School system administrators have had to deal with Internet connectivity problems that have caused difficulty for students trying to connect to the Internet at home. They’ve also had to go from constantly updating a “blacklist” of banned apps to limiting apps students can download to a “whitelist” of approved programs. A fight at Northview High School was filmed with the devices and uploaded to social media.

There was also a problem with the social science textbook purchased for the devices. Students were unable to download the interactive textbook through the publisher because of a problem with the publisher’s download center. Instead students should download the i-book through an Apple program.

“They sold us on something they couldn’t do,” Dothan City School Superintendent Tim Wilder said, regarding the publisher.

Wilder said the iPad initiative is intended to provide students with engaging instruction in a relevant context. He said that because technology will be part of their daily lives in the work world, incorporating it into their studies only made sense. Wilder said the initiative also helps to bridge a “digital divide” between students whose families can afford technological educational resources and those who cannot.

Wilder said the success of the program will be measured in how well the students learn to use the devices and how they incorporate them into their work. He said using test scores as a measure for the program’s success would be a flawed metric, as many other factors influence scores.

Wilder said early hiccups are to be expected in any major technology rollout, and the iPad initiative was no exception. He said now that the devices are in all schools and students and teachers are becoming acclimated to using them, the hiccups are petering out and innovative new ways of teaching are taking root.

Mann said immediate access to information via the iPad i s the biggest change the devices have made in the classroom. She said the devices give her more access to resources such as pictures, audio, video and interviews with experts.

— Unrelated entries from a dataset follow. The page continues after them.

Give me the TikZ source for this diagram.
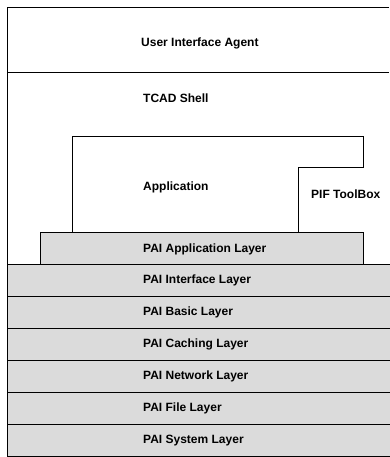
\documentclass[tikz,border=0pt]{standalone}
\usepackage{fontspec}
\setmainfont{Liberation Sans}
\usetikzlibrary{positioning}

\begin{document}
\begin{tikzpicture}[x=1pt, y=-1pt,
  every node/.style={font=\bfseries\fontsize{12}{14}\selectfont, anchor=west, inner sep=0pt},
  frame/.style={line width=0.8pt},
  layer/.style={draw, line width=0.8pt, fill=gray!28}]
  \useasboundingbox (0,0) rectangle (389,457);

  % Outer frame: UI agent and TCAD shell
  \draw[frame] (389,7) -- (7,7) -- (7,457);
  \draw[frame] (7,72) -- (389,72);
  \node (uia) at (141,43) {User Interface Agent};
  \node (shell) at (143,98) {TCAD Shell};

  % Application and PIF toolbox
  \draw[frame] (72,232) -- (72,136) -- (363,136) -- (363,167) -- (298,167) -- (298,232);
  \node (app) at (143,187) {Application};
  \node (pif) at (311,194) {PIF ToolBox};

  % PAI layers
  \draw[layer] (40,232) rectangle (363,264);
  \node (pai0) at (143,249) {PAI Application Layer};
  \foreach \name [count=\i] in {Interface, Basic, Caching, Network, File, System} {
    \draw[layer] (7,{264+(\i-1)*32.1}) rectangle (392,{264+\i*32.1});
    \node (pai\i) at (143,{280+(\i-1)*32.1}) {PAI \name\ Layer};
  }
\end{tikzpicture}
\end{document}
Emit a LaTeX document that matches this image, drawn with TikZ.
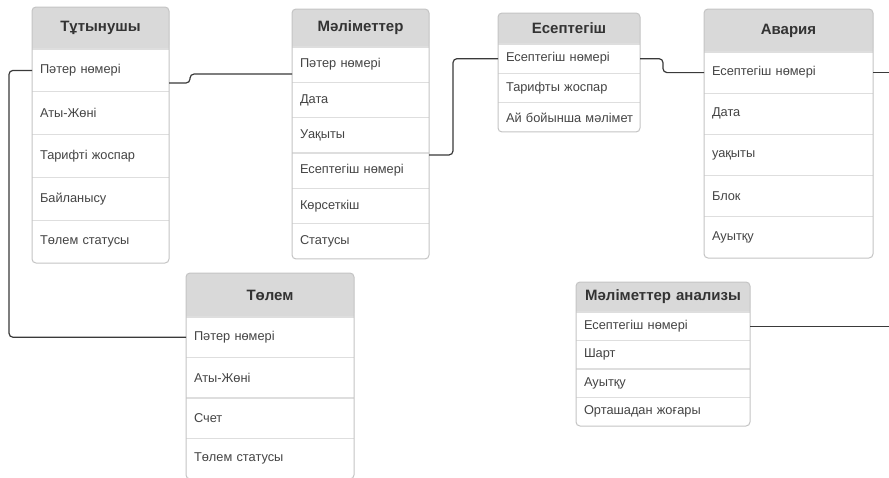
\documentclass[tikz,border=0pt]{standalone}
\usepackage{fontspec}
\setmainfont{Liberation Sans}
\usetikzlibrary{calc}
\definecolor{hdrfill}{HTML}{D9D9D9}
\definecolor{framec}{HTML}{C4C4C4}
\definecolor{sepc}{HTML}{DEDEDE}
\definecolor{rowtext}{HTML}{444444}
\definecolor{hdrtext}{HTML}{333333}
\definecolor{connc}{HTML}{3A3A3A}
\tikzset{
  hdrnode/.style={anchor=north west, inner xsep=8pt, inner ysep=0pt, outer sep=0pt,
    align=center, text=hdrtext, font=\bfseries\fontsize{15}{18}\selectfont},
  rownode/.style={anchor=north west, inner xsep=8pt, inner ysep=0pt, outer sep=0pt,
    align=left, text=rowtext, font=\fontsize{12.8}{15}\selectfont},
  framebox/.style={draw=framec, line width=1pt, rounded corners=4pt},
  sepline/.style={draw=sepc, line width=1.2pt},
  conn/.style={draw=connc, line width=1.2pt, rounded corners=4pt}
}
% #1 prefix, #2 x, #3 y, #4 width, #5 header height, #6 row height, #7 rows, #8 header, #9 row list
\newcommand{\erbox}[9]{%
  \pgfmathsetmacro{\tw}{#4-16}%
  \fill[hdrfill, rounded corners=4pt] (#2,#3) rectangle ++(#4,#5);
  \fill[hdrfill] (#2,{#3+#5/2}) rectangle ++(#4,#5/2);
  \node[hdrnode, text width=\tw pt, minimum height=#5pt] (#1h) at (#2,#3) {#8};
  \foreach \t [count=\i] in {#9} {
    \node[rownode, text width=\tw pt, minimum height=#6pt] (#1\i) at (#2,{#3+#5+(\i-1)*#6}) {\mbox{\t}};
    \draw[sepline] (#1\i.north west) -- (#1\i.north east);
  }
  \draw[framebox] (#1h.north west) rectangle (#1#7.south east);
}
\begin{document}
\begin{tikzpicture}[x=1pt,y=-1pt]
\clip (0,0) rectangle (889,477);
\fill[white] (0,0) rectangle (889,477);

\erbox{ta}{32}{7}{137}{42}{42.8}{5}{Тұтынушы}{Пәтер нөмері,Аты-Жөні,Тарифті жоспар,Байланысу,Төлем статусы}
\erbox{tb}{292}{9}{137}{38}{35.33}{6}{Мәліметтер}{Пәтер нөмері,Дата,Уақыты,Есептегіш нөмері,Көрсеткіш,Статусы}
\erbox{tc}{498}{13}{142}{31}{29.33}{3}{Есептегіш}{Есептегіш нөмері,Тарифты жоспар,Ай бойынша мәлімет}
\erbox{td}{704}{9}{169}{43}{41.2}{5}{Авария}{Есептегіш нөмері,Дата,уақыты,Блок,Ауытқу}
\erbox{te}{186}{273}{168}{44}{40.5}{4}{Төлем}{Пәтер нөмері,Аты-Жөні,Счет,Төлем статусы}
\erbox{tf}{576}{282}{174}{30}{28.5}{4}{Мәліметтер анализы}{Есептегіш нөмері,Шарт,Ауытқу,Орташадан жоғары}

\coordinate (outA) at ($(td1.east)+(40,0)$);
\coordinate (outB) at ($(tf1.east)+(160,0)$);

\draw[conn] (ta1.west) -- ++(-23,0) |- (te1.west);
\draw[conn] ([yshift=-12.6pt]ta1.east) -- ++(21,0) |- ([yshift=-9.4pt]tb1.west);
\draw[conn] ([yshift=15.7pt]tb4.east) -- ++(24,0) |- (tc1.west);
\draw[conn] (tc1.east) -- ++(23,0) |- (td1.west);
\draw[conn] (td1.east) -- (outA);
\draw[conn] (tf1.east) -- (outB);
\end{tikzpicture}
\end{document}
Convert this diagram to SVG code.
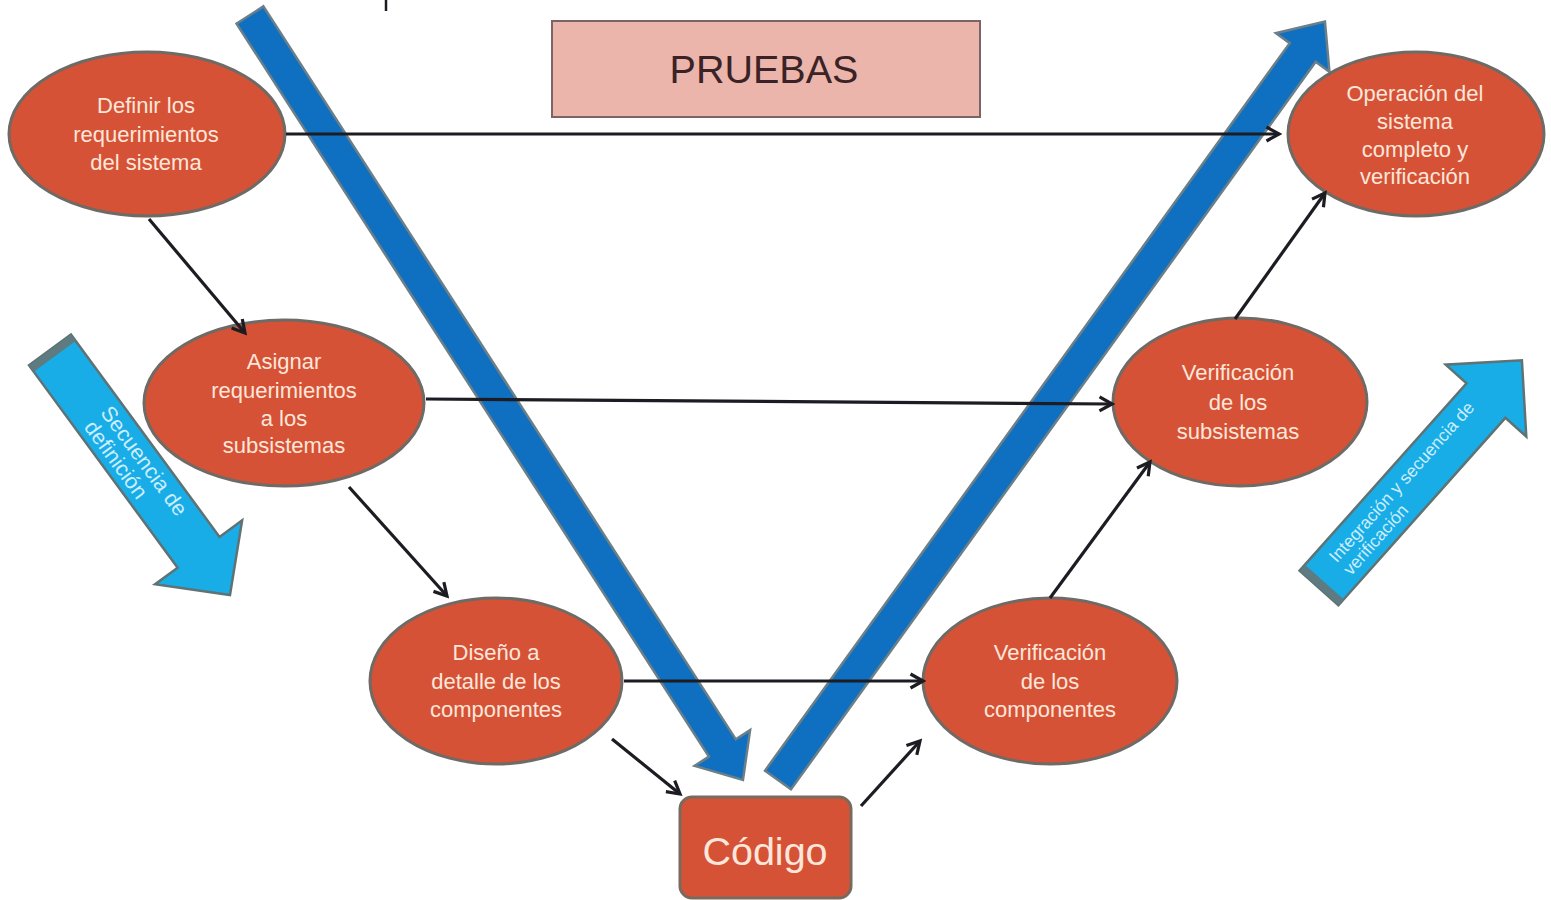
<svg xmlns="http://www.w3.org/2000/svg" width="1551" height="900" viewBox="0 0 1551 900">
<defs>
<style>
.node ellipse{fill:#d55236;stroke:#6e6a66;stroke-width:3}
.nt{font-family:"Liberation Sans",Arial,sans-serif;font-size:22px;fill:#fde6da;text-anchor:middle}
.bar{fill:#0f6fc1;stroke:#6b7f88;stroke-width:2.5;stroke-linejoin:miter}
.cyan{fill:#19ade8;stroke:#5f7274;stroke-width:2.5}
.band{fill:#5e7b82}
.ct{font-family:"Liberation Sans",Arial,sans-serif;fill:#cdeefc}
.conn line{stroke:#1c1c22;stroke-width:3.2;fill:none;marker-end:url(#ah)}
</style>
<marker id="ah" viewBox="0 0 18 18" refX="15" refY="9" markerWidth="18" markerHeight="18" markerUnits="userSpaceOnUse" orient="auto">
<path d="M2.5,2 L15,9 L2.5,16" fill="none" stroke="#1c1c22" stroke-width="3.2"/>
</marker>
</defs>
<rect width="1551" height="900" fill="#ffffff"/>
<line x1="386" y1="0" x2="386" y2="11" stroke="#1c1c22" stroke-width="2.5"/>

<g id="bar-left">
<polygon class="bar" transform="translate(250,15) rotate(57.2)" points="0,-16 872,-16 872,-33 910,0 872,33 872,16 0,16"/>
</g>
<g id="bar-right">
<polygon class="bar" transform="translate(778,780) rotate(-54.2)" points="0,-16 897,-16 897,-33 935,0 897,33 897,16 0,16"/>
</g>

<g id="arrow-definicion" transform="translate(50,350) rotate(53.7)">
<polygon class="cyan" points="0,-26 251,-26 251,-54 304,0 251,54 251,26 0,26"/>
<rect class="band" x="0" y="-26" width="8" height="52"/>
<text class="ct" font-size="21.5" x="80" y="-3">Secuencia de</text>
<text class="ct" font-size="21.5" x="82" y="19">definición</text>
</g>
<g id="arrow-integracion" transform="translate(1319,588) rotate(-48.3)">
<polygon class="cyan" points="0,-26 251,-26 251,-54 305,0 251,54 251,26 0,26"/>
<rect class="band" x="0" y="-26" width="8" height="52"/>
<text class="ct" font-size="17.5" x="30" y="-3">Integración y secuencia de</text>
<text class="ct" font-size="17.5" x="30" y="16">verificación</text>
</g>

<g id="pruebas">
<rect x="552" y="21" width="428" height="96" fill="#ebb5ab" stroke="#7c6464" stroke-width="2"/>
<text x="764" y="83" font-family="'Liberation Sans',Arial,sans-serif" font-size="39.5" fill="#3a2226" text-anchor="middle">PRUEBAS</text>
</g>

<g id="n1" class="node">
<ellipse cx="147" cy="134" rx="138" ry="82"/>
<text class="nt" x="146" y="113">Definir los</text>
<text class="nt" x="146" y="142">requerimientos</text>
<text class="nt" x="146" y="170">del sistema</text>
</g>
<g id="n2" class="node">
<ellipse cx="284" cy="403" rx="140" ry="83"/>
<text class="nt" x="284" y="369">Asignar</text>
<text class="nt" x="284" y="398">requerimientos</text>
<text class="nt" x="284" y="426">a los</text>
<text class="nt" x="284" y="453">subsistemas</text>
</g>
<g id="n3" class="node">
<ellipse cx="496" cy="681" rx="126" ry="83"/>
<text class="nt" x="496" y="660">Diseño a</text>
<text class="nt" x="496" y="689">detalle de los</text>
<text class="nt" x="496" y="717">componentes</text>
</g>
<g id="n4" class="node">
<ellipse cx="1050" cy="681" rx="127" ry="83"/>
<text class="nt" x="1050" y="660">Verificación</text>
<text class="nt" x="1050" y="689">de los</text>
<text class="nt" x="1050" y="717">componentes</text>
</g>
<g id="n5" class="node">
<ellipse cx="1240" cy="402" rx="127" ry="84"/>
<text class="nt" x="1238" y="380">Verificación</text>
<text class="nt" x="1238" y="410">de los</text>
<text class="nt" x="1238" y="439">subsistemas</text>
</g>
<g id="n6" class="node">
<ellipse cx="1416" cy="134" rx="128" ry="82"/>
<text class="nt" x="1415" y="101">Operación del</text>
<text class="nt" x="1415" y="129">sistema</text>
<text class="nt" x="1415" y="157">completo y</text>
<text class="nt" x="1415" y="184">verificación</text>
</g>
<g id="codigo">
<rect x="680" y="797" width="171" height="101" rx="12" fill="#d55236" stroke="#7a6a5e" stroke-width="3"/>
<text x="765" y="865" font-family="'Liberation Sans',Arial,sans-serif" font-size="39.5" fill="#fde6da" text-anchor="middle">Código</text>
</g>

<g id="connectors" class="conn">
<line x1="286" y1="134" x2="1279" y2="134"/>
<line x1="149" y1="219" x2="245" y2="333"/>
<line x1="426" y1="399" x2="1112" y2="404"/>
<line x1="349" y1="487" x2="447" y2="596"/>
<line x1="624" y1="681" x2="923" y2="681"/>
<line x1="612" y1="739" x2="680" y2="794"/>
<line x1="861" y1="806" x2="920" y2="741"/>
<line x1="1050" y1="598" x2="1150" y2="462"/>
<line x1="1235" y1="319" x2="1325" y2="193"/>
</g>
</svg>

“This is their way of learning, their way of life for them to have instant info at fingertips makes leaning more applicable and relevant,” she said. “.It’s having a world of knowledge at our finger tips.”

Tappan said the devices have given her more options for learning. With iPad musical apps, she can allow students to experiment with a variety of musical instrument sounds, an opportunity they might not have otherwise.

“I think it’s great,” said Aniyah Dent, a Hidden Lake student. “Instead of trying to raise all the money to get instruments, this is a really good source so students can express themselves now with the iPad.”

With regard to student discipline, Wilder said the number of disciplinary actions related to the iPads has yet to be tabulated. He said school officials have seen a decrease in the number of disciplinary offenses on school buses since the introduction of the iPads, as they help to keep students busy on the trip to and from school.

“We have had to address our expectations and be very firm about what our expectations are,” Mann said. “So far, the majority of our students are very compliant.”